Walking out to my stand and arrowed this doe on the way out at 12:09 pm. Going back out now to try and get a buck.


----------



## NorthSouthOhioFisherman (May 7, 2007)

Cool! Nice Deer!


----------



## JRod920 (Nov 1, 2006)

Yes, nice deer man! Whats the deer population like on the island?


----------



## Ransom244 (Aug 7, 2007)

One less now that xtrema connected. I didnt see an exit wound? Was it hit by a golf cart?


----------



## Fishstix (Aug 16, 2005)

Congrats! That will be some good eating.


----------



## xtrema (May 31, 2007)

Pretty good population of deer on the island. No big bucks. They don't get the nutrition that mainland deer get. 

Ransom, the shot placement was pretty close to the same place you shot yours. Not the best shot, but the blood trail was amazing and only went 60 yds.


----------



## Mushijobah (May 4, 2004)

Nice deer man!


----------



## Ransom244 (Aug 7, 2007)

The ass is a deadly shot. The femoral artery is tough to hit but with practice it can be done. When ass punched, deer can only run so far before they bleed out and they usually have an arrow between their legs to make them run slower. 

Shoot the monster on the island in the ass and i bet you find it before the coyotes do.


----------



## xtrema (May 31, 2007)

3:40 a.m.!!! I hope you were getting up to go punt or had to go pick up a stiff and not still up partying.


----------



## wildman (Sep 3, 2008)

Where is Kelly's Island?


----------



## xtrema (May 31, 2007)

It's an island in the middle of Lake Erie.

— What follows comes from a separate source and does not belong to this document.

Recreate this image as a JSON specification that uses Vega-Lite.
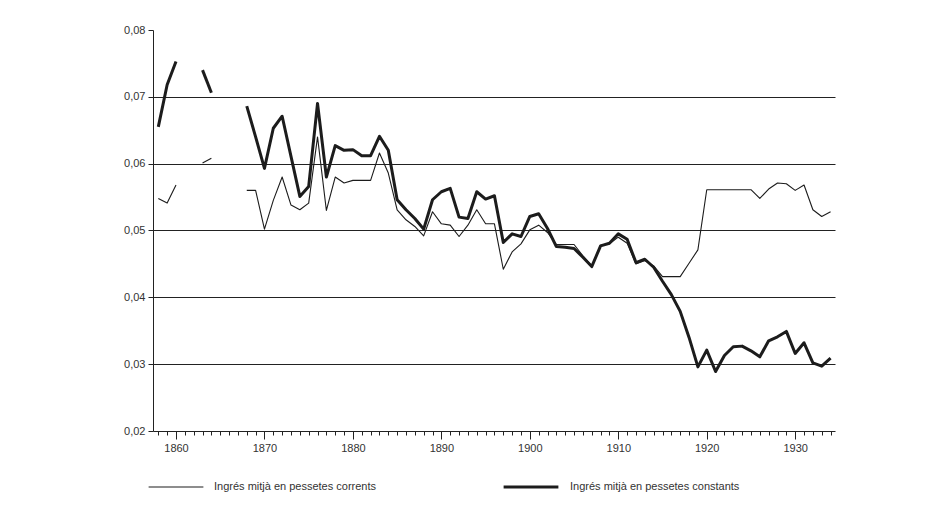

It is the largest American island in Lake Erie.


----------



## Ransom244 (Aug 7, 2007)

just got done working


----------



## McConahay18 (May 19, 2008)

thats a nice doe but man those deer are scattered every where on kellys


----------



## keiffer158 (May 25, 2005)

I have hunted kelleys for several years after seeing a booner just near the quary. I have not gotten a shot at him but last year I past on two young 8, a 6 and a 4 on opening day. That is in addition to the 32 does I saw. This is a pick of the big one I let walk. Well not really, I had to go to dinner with the wife that night (keeping the woman happy and all) and as we went by where my stand was this is what I saw. At least I got some video of him. I'm not sure if the attachment will upload but it's a nice 10 pointer.


----------



## Ransom244 (Aug 7, 2007)

Heard you shot a nice buck at NASA, Post a pic of it.


----------